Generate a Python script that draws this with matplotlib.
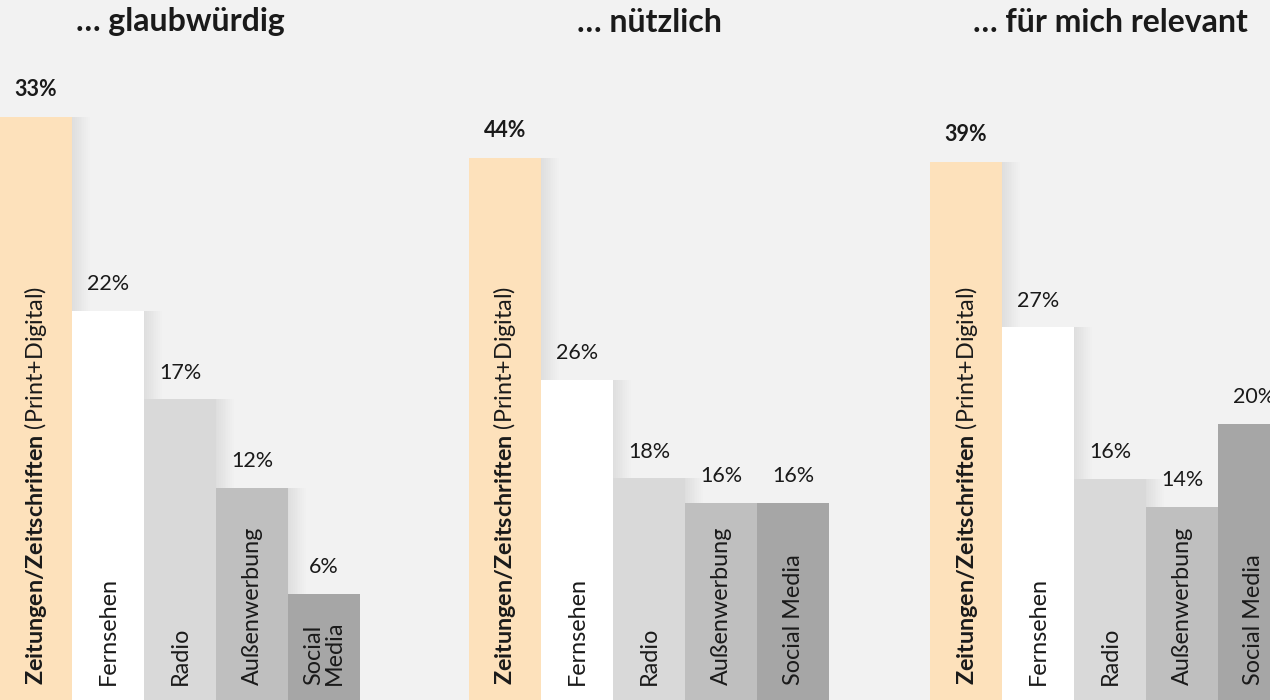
import matplotlib.pyplot as plt

plt.rcParams['font.family'] = ['Lato', 'DejaVu Sans']
plt.rcParams['mathtext.fontset'] = 'custom'
plt.rcParams['mathtext.rm'] = 'Lato'
plt.rcParams['mathtext.bf'] = 'Lato:bold'

titles = ["… glaubwürdig", "… nützlich", "… für mich relevant"]
media = ["Zeitungen/Zeitschriften", "Fernsehen", "Radio", "Außenwerbung", "Social Media"]
glaubwuerdig = [33, 22, 17, 12, 6]
nuetzlich = [44, 26, 18, 16, 16]
relevant = [39, 27, 16, 14, 20]
groups = [glaubwuerdig, nuetzlich, relevant]

colors = ["#fde1bb", "#ffffff", "#d9d9d9", "#bfbfbf", "#a6a6a6"]
bg = "#f2f2f2"
txt = "#1a1a1a"

# each panel has its own scale in the original
ylims = [39.6, 56.8, 50.7]
lefts = [0, 469, 930]   # px
W, H = 1270, 700

fig = plt.figure(figsize=(12.7, 7), dpi=100, facecolor=bg)

for g, vals in enumerate(groups):
    ax = fig.add_axes([lefts[g] / W, 0, 360 / W, 1])
    ax.set_facecolor('none')
    ax.set_xlim(-0.5, 4.5)
    ax.set_ylim(0, ylims[g])
    ax.axis('off')
    x = range(len(vals))
    # soft shadow
    for k in range(10):
        ax.bar([i + 0.02 + k * 0.025 for i in x], vals, width=1.0,
               color='black', alpha=0.006, zorder=1, linewidth=0)
    ax.bar(x, vals, width=1.0, color=colors, zorder=2, linewidth=0)

    for i, v in enumerate(vals):
        ax.annotate(f"{v}%", (i, v), xytext=(0, 12), textcoords='offset points',
                    ha='center', va='bottom', fontsize=15.5, color=txt,
                    fontweight='bold' if i == 0 else 'normal', zorder=3)
        if i == 0:
            lab = r"$\bf{Zeitungen/Zeitschriften}$ (Print+Digital)"
        elif i == 4 and g == 0:
            lab = "Social\nMedia"
        else:
            lab = media[i]
        ax.annotate(lab, (i, 0), xytext=(0, 11), textcoords='offset points',
                    ha='center', va='bottom', rotation=90, fontsize=16.8,
                    color=txt, multialignment='left', linespacing=0.95, zorder=3)

    fig.text((lefts[g] + 180) / W, 1 - 22 / H, titles[g], ha='center', va='center',
             fontsize=23, fontweight='bold', color=txt)

fig.savefig("out.png", dpi=100, facecolor=bg)
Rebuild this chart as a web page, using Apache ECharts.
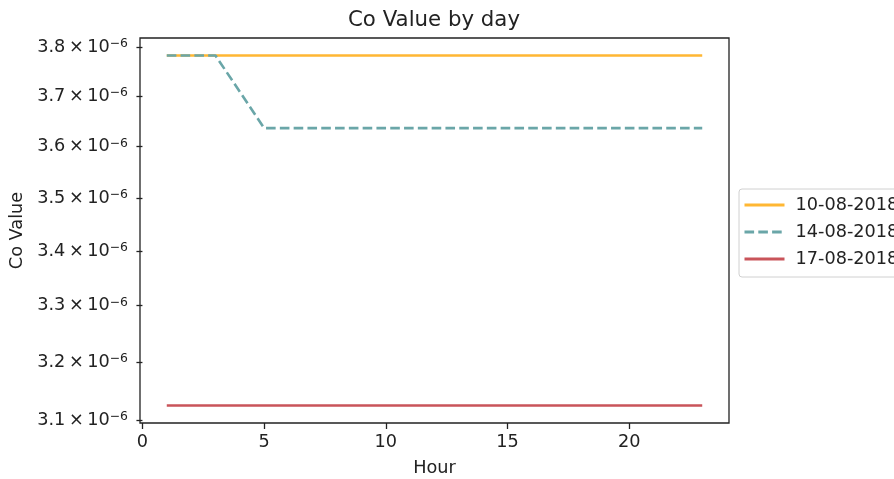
<!DOCTYPE html>
<html>
<head>
<meta charset="utf-8">
<title>Co Value by day</title>
<script src="https://cdn.jsdelivr.net/npm/echarts@6/dist/echarts.min.js"></script>
<style>
  html, body { margin: 0; padding: 0; background: #fff; }
  #chart { width: 894px; height: 479px; }
</style>
</head>
<body>
<div id="chart"></div>
<script>
// Hourly Co readings for three days
const hours = [1, 2, 3, 4, 5, 6, 7, 8, 9, 10, 11, 12, 13, 14, 15, 16, 17, 18, 19, 20, 21, 22, 23];
const day10 = [3.783e-6, 3.783e-6, 3.783e-6, 3.783e-6, 3.783e-6, 3.783e-6, 3.783e-6, 3.783e-6,
               3.783e-6, 3.783e-6, 3.783e-6, 3.783e-6, 3.783e-6, 3.783e-6, 3.783e-6, 3.783e-6,
               3.783e-6, 3.783e-6, 3.783e-6, 3.783e-6, 3.783e-6, 3.783e-6, 3.783e-6];
const day14 = [3.783e-6, 3.783e-6, 3.783e-6, 3.709e-6, 3.636e-6, 3.636e-6, 3.636e-6, 3.636e-6,
               3.636e-6, 3.636e-6, 3.636e-6, 3.636e-6, 3.636e-6, 3.636e-6, 3.636e-6, 3.636e-6,
               3.636e-6, 3.636e-6, 3.636e-6, 3.636e-6, 3.636e-6, 3.636e-6, 3.636e-6];
const day17 = [3.125e-6, 3.125e-6, 3.125e-6, 3.125e-6, 3.125e-6, 3.125e-6, 3.125e-6, 3.125e-6,
               3.125e-6, 3.125e-6, 3.125e-6, 3.125e-6, 3.125e-6, 3.125e-6, 3.125e-6, 3.125e-6,
               3.125e-6, 3.125e-6, 3.125e-6, 3.125e-6, 3.125e-6, 3.125e-6, 3.125e-6];
const seriesNames = ['10-08-2018', '14-08-2018', '17-08-2018'];
const xTicks = [0, 5, 10, 15, 20];
const yTicks = [3.1e-6, 3.2e-6, 3.3e-6, 3.4e-6, 3.5e-6, 3.6e-6, 3.7e-6, 3.8e-6];

const FONT = 'DejaVu Sans';
const INK = '#222';
const pairs = vals => hours.map((h, i) => [h, vals[i]]);

const chart = echarts.init(document.getElementById('chart'), null, { renderer: 'canvas' });

chart.setOption({
  backgroundColor: '#fff',
  animation: false,
  title: {
    text: 'Co Value by day',
    left: 348,
    top: 10,
    padding: 0,
    textStyle: { fontFamily: FONT, fontSize: 21.3, fontWeight: 'normal', color: INK }
  },
  legend: {
    orient: 'vertical',
    left: 739,
    top: 189,
    padding: [7, 12, 9, 4],
    itemWidth: 40,
    itemHeight: 14,
    itemGap: 9,
    borderColor: '#d0d0d0',
    borderWidth: 1,
    borderRadius: 3,
    backgroundColor: '#fff',
    data: seriesNames,
    itemStyle: { opacity: 0 },
    lineStyle: { width: 3 },
    textStyle: { fontFamily: FONT, fontSize: 17.7, color: INK, padding: [0, 0, 0, 6] }
  },
  grid: {
    left: 140,
    top: 38,
    width: 589,
    height: 385,
    show: true,
    borderColor: INK,
    borderWidth: 1.3,
    backgroundColor: '#fff',
    containLabel: false,
    outerBoundsMode: 'none'
  },
  xAxis: {
    type: 'value',
    min: -0.1,
    max: 24.1,
    name: 'Hour',
    nameLocation: 'middle',
    nameGap: 36,
    nameTextStyle: { fontFamily: FONT, fontSize: 17.7, color: INK },
    splitLine: { show: false },
    axisLine: { show: false },
    axisTick: { show: true, customValues: xTicks, length: 6, lineStyle: { color: INK, width: 1.3 } },
    axisLabel: {
      customValues: xTicks,
      margin: 10,
      fontFamily: FONT,
      fontSize: 17.7,
      color: INK
    }
  },
  yAxis: {
    type: 'log',
    logBase: 10,
    min: 3.0953e-6,
    max: 3.8193e-6,
    name: 'Co Value',
    nameLocation: 'middle',
    nameGap: 111,
    nameTextStyle: { fontFamily: FONT, fontSize: 17.7, color: INK },
    splitLine: { show: false },
    axisLine: { show: false },
    axisTick: { show: true, customValues: yTicks, length: 6, lineStyle: { color: INK, width: 1.3 } },
    axisLabel: {
      customValues: yTicks,
      margin: 12,
      formatter: v => '{m|' + (v * 1e6).toFixed(1) + '\u2009\u00d7\u200910}{s|\u22126}',
      rich: {
        m: { fontFamily: FONT, fontSize: 17.7, color: INK },
        s: { fontFamily: FONT, fontSize: 12.4, color: INK, verticalAlign: 'top' }
      }
    }
  },
  series: [
    {
      name: seriesNames[0],
      type: 'line',
      data: pairs(day10),
      symbol: 'none',
      lineStyle: { color: '#FFB733', width: 2.6 },
      itemStyle: { color: '#FFB733' }
    },
    {
      name: seriesNames[1],
      type: 'line',
      data: pairs(day14),
      symbol: 'none',
      lineStyle: { color: '#6AA6A8', width: 2.6, type: [9.6, 4.2] },
      itemStyle: { color: '#6AA6A8' }
    },
    {
      name: seriesNames[2],
      type: 'line',
      data: pairs(day17),
      symbol: 'none',
      lineStyle: { color: '#C9545A', width: 2.6 },
      itemStyle: { color: '#C9545A' }
    }
  ]
});
</script>
</body>
</html>
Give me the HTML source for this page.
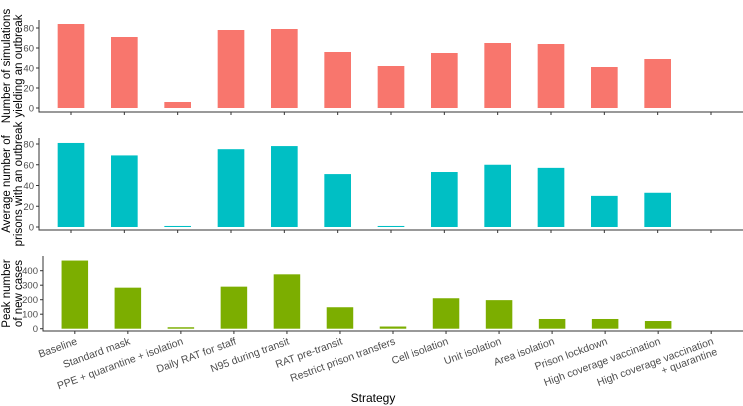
<!DOCTYPE html>
<html><head><meta charset="utf-8"><style>
body{margin:0;background:#fff;}
svg{display:block;font-family:"Liberation Sans",Arial,sans-serif;}
</style></head><body>
<svg id="chart" width="743" height="406"></svg>
<script>
const categories = ["Baseline","Standard mask","PPE + quarantine + isolation","Daily RAT for staff","N95 during transit","RAT pre-transit","Restrict prison transfers","Cell isolation","Unit isolation","Area isolation","Prison lockdown","High coverage vaccination","High coverage vaccination|+ quarantine"];
const simsOutbreak = [84,71,6,78,79,56,42,55,65,64,41,49,0];
const prisonsOutbreak = [81,69,1,75,78,51,1,53,60,57,30,33,0];
const peakCases = [470,283,10,290,375,148,15,210,197,67,67,53,0];
const ticks1 = [0,20,40,60,80];
const ticks3 = [0,100,200,300,400];

const NS = "http://www.w3.org/2000/svg";
const svg = document.getElementById("chart");
function mk(tag, attrs, parent){ const e=document.createElementNS(NS,tag); for(const k in attrs) e.setAttribute(k,attrs[k]); (parent||svg).appendChild(e); return e; }

const panels = [
  {vals:simsOutbreak, ticks:ticks1, left:39, zeroY:108, scale:1, top:20, bottom:112, color:"#F8766D", title:["Number of simulations","yielding an outbreak"], name:"simulations-panel"},
  {vals:prisonsOutbreak, ticks:ticks1, left:39, zeroY:227, scale:1.0375, top:138, bottom:230, color:"#00BFC4", title:["Average number of","prisons with an outbreak"], name:"prisons-panel"},
  {vals:peakCases, ticks:ticks3, left:43, zeroY:328.7, scale:0.145, top:256, bottom:331, color:"#7CAE00", title:["Peak number","of new cases"], name:"peak-cases-panel"}
];

panels.forEach((p, pi) => {
  const g = mk("g", {});
  
  
  const step = (743 - p.left) / (categories.length - 1 + 1.2);
  const xc = i => p.left + step * (0.6 + i);
  const y = v => p.zeroY - v * p.scale;
  p.vals.forEach((v, i) => {
    const h = Math.max(v * p.scale, 0);
    const r = mk("rect", {x: xc(i) - step*0.25, y: y(v), width: step*0.5, height: h, fill: p.color}, g);
    
    
  });
  const ax = mk("path", {d:`M${p.left} ${p.top} V${p.bottom} H743`, stroke:"#333", "stroke-width":1, fill:"none"}, g);
  
  
  p.ticks.forEach(t => {
    mk("line", {x1:p.left-3, x2:p.left, y1:y(t), y2:y(t), stroke:"#333"}, g);
    const tx = mk("text", {x:p.left-5, y:y(t)+3.5, "text-anchor":"end", "font-size":9.5, fill:"#4d4d4d"}, g);
    tx.textContent = t;
    
    
  });
  const cy = (p.top + p.bottom)/2;
  const tt = mk("text", {transform:`translate(10,${cy}) rotate(-90)`, "text-anchor":"middle", "font-size":11.5, fill:"#000"}, g);
  
  
  p.title.forEach((line, li) => { const ts = mk("tspan", {x:0, dy: li===0 ? 0 : 12}, tt); ts.textContent = line; });
  categories.forEach((c, i) => mk("line", {x1:xc(i), x2:xc(i), y1:p.bottom, y2:p.bottom+3, stroke:"#333"}, g));
  if (pi === 2) {
    categories.forEach((c, i) => {
      const lines = c.split("|");
      const t = mk("text", {transform:`translate(${xc(i)+3},${p.bottom+13}) rotate(-20)`, "text-anchor":"end", "font-size":10.5, fill:"#4d4d4d"}, g);
      
      
      lines.forEach((l, li) => { const ts = mk("tspan", {x:0, dy: li===0 ? 0 : 11}, t); ts.textContent = l; });
    });
  }
});
const xt = mk("text", {x:373, y:402, "text-anchor":"middle", "font-size":12, fill:"#000"});
xt.textContent = "Strategy";


</script>
</body></html>
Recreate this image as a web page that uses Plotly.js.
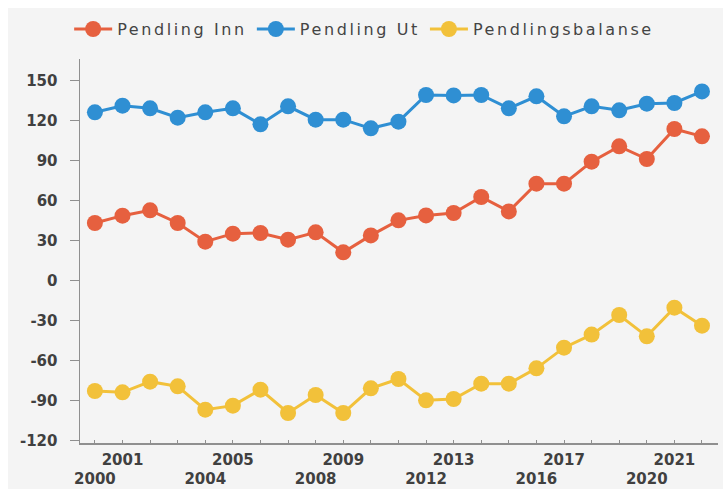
<!DOCTYPE html>
<html>
<head>
<meta charset="utf-8">
<script src="https://cdn.plot.ly/plotly-3.0.1.min.js"></script>
<style>
  html, body { margin: 0; padding: 0; background: #ffffff; width: 723px; height: 489px; overflow: hidden; }
  #chart { position: absolute; left: 8px; top: 8px; width: 715px; height: 481px; }
  text.legendtext { letter-spacing: 2.6px; }
</style>
</head>
<body>
<div id="chart"></div>
<script>
const years = [2000,2001,2002,2003,2004,2005,2006,2007,2008,2009,2010,2011,2012,2013,2014,2015,2016,2017,2018,2019,2020,2021,2022];
const pendlingInn = [43,48.5,52.5,43,29,35,35.5,30.5,36,21,33.7,45,48.7,50.5,62.5,51.7,72.5,72.5,89,100.5,91,113.5,108];
const pendlingUt = [126,131,129,122,126,129,117,130.5,120.5,120.5,114,119,139,138.7,139,129,138,123,130.5,127.5,132.5,133,141.7];
const pendlingsbalanse = [-83,-84,-76,-79.5,-97,-94,-82,-99.5,-86,-99.5,-81,-74,-90,-89,-77.5,-77.5,-66,-50.5,-40.7,-26,-42,-20.5,-34];
const seriesNames = ['Pendling Inn','Pendling Ut','Pendlingsbalanse'];
const xTickYears = [2000,2001,2004,2005,2008,2009,2012,2013,2016,2017,2020,2021];
const xTickLabels = ['<br>2000','2001','<br>2004','2005','<br>2008','2009','<br>2012','2013','<br>2016','2017','<br>2020','2021'];
const yTickValues = [-120,-90,-60,-30,0,30,60,90,120,150];
const yTickLabels = ['-120','-90','-60','-30','0','30','60','90','120','150'];

const colors = ['#e6603f','#2f8fd3','#f2c13a'];
const values = [pendlingInn, pendlingUt, pendlingsbalanse];

const traces = values.map((v,i) => ({
  x: years, y: v, name: seriesNames[i], type: 'scatter', mode: 'lines+markers',
  line: {color: colors[i], width: 3},
  marker: {color: colors[i], size: 16, line: {width: 0}}
}));

const tickFont = {family: 'DejaVu Sans, Verdana, sans-serif', size: 15, color: '#404040', weight: 'bold'};

const layout = {
  width: 715, height: 481,
  margin: {l: 72, r: 5, t: 50, b: 46},
  paper_bgcolor: '#f4f4f4',
  plot_bgcolor: '#f4f4f4',
  font: {family: 'DejaVu Sans, Verdana, sans-serif', size: 15, color: '#3a3a3a'},
  showlegend: true,
  legend: {orientation: 'h', x: -0.017, xanchor: 'left', y: 1.075, yanchor: 'middle',
           font: {size: 16, color: '#444444'}, bgcolor: 'rgba(0,0,0,0)', itemwidth: 38},
  xaxis: {
    range: [1999.46, 2022.58], showgrid: false, zeroline: false,
    showline: true, linecolor: '#8f8f8f', linewidth: 1.5,
    tickmode: 'array', tickvals: xTickYears, ticktext: xTickLabels, tickangle: 0,
    ticks: 'inside', ticklen: 3, tickcolor: '#8f8f8f', ticklabelstandoff: 2,
    minor: {dtick: 1, tick0: 2000, ticks: 'inside', ticklen: 3, tickcolor: '#8f8f8f'},
    tickfont: tickFont
  },
  yaxis: {
    range: [-122, 166], showgrid: false, zeroline: false,
    showline: true, linecolor: '#8f8f8f', linewidth: 1.5,
    tickmode: 'array', tickvals: yTickValues, ticktext: yTickLabels,
    ticks: 'outside', ticklen: 9, tickcolor: '#8f8f8f',
    ticklabelstandoff: 9,
    tickfont: tickFont
  }
};

Plotly.newPlot('chart', traces, layout, {displayModeBar: false, staticPlot: true});
</script>
</body>
</html>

### Description of the task
Without the pictures, repeat the entries above line by line, from the first through the one that contains "W, H = 1270, 700", both ends included.

### Exercise solution
Generate a Python script that draws this with matplotlib.
import matplotlib.pyplot as plt

plt.rcParams['font.family'] = ['Lato', 'DejaVu Sans']
plt.rcParams['mathtext.fontset'] = 'custom'
plt.rcParams['mathtext.rm'] = 'Lato'
plt.rcParams['mathtext.bf'] = 'Lato:bold'

titles = ["… glaubwürdig", "… nützlich", "… für mich relevant"]
media = ["Zeitungen/Zeitschriften", "Fernsehen", "Radio", "Außenwerbung", "Social Media"]
glaubwuerdig = [33, 22, 17, 12, 6]
nuetzlich = [44, 26, 18, 16, 16]
relevant = [39, 27, 16, 14, 20]
groups = [glaubwuerdig, nuetzlich, relevant]

colors = ["#fde1bb", "#ffffff", "#d9d9d9", "#bfbfbf", "#a6a6a6"]
bg = "#f2f2f2"
txt = "#1a1a1a"

# each panel has its own scale in the original
ylims = [39.6, 56.8, 50.7]
lefts = [0, 469, 930]   # px
W, H = 1270, 700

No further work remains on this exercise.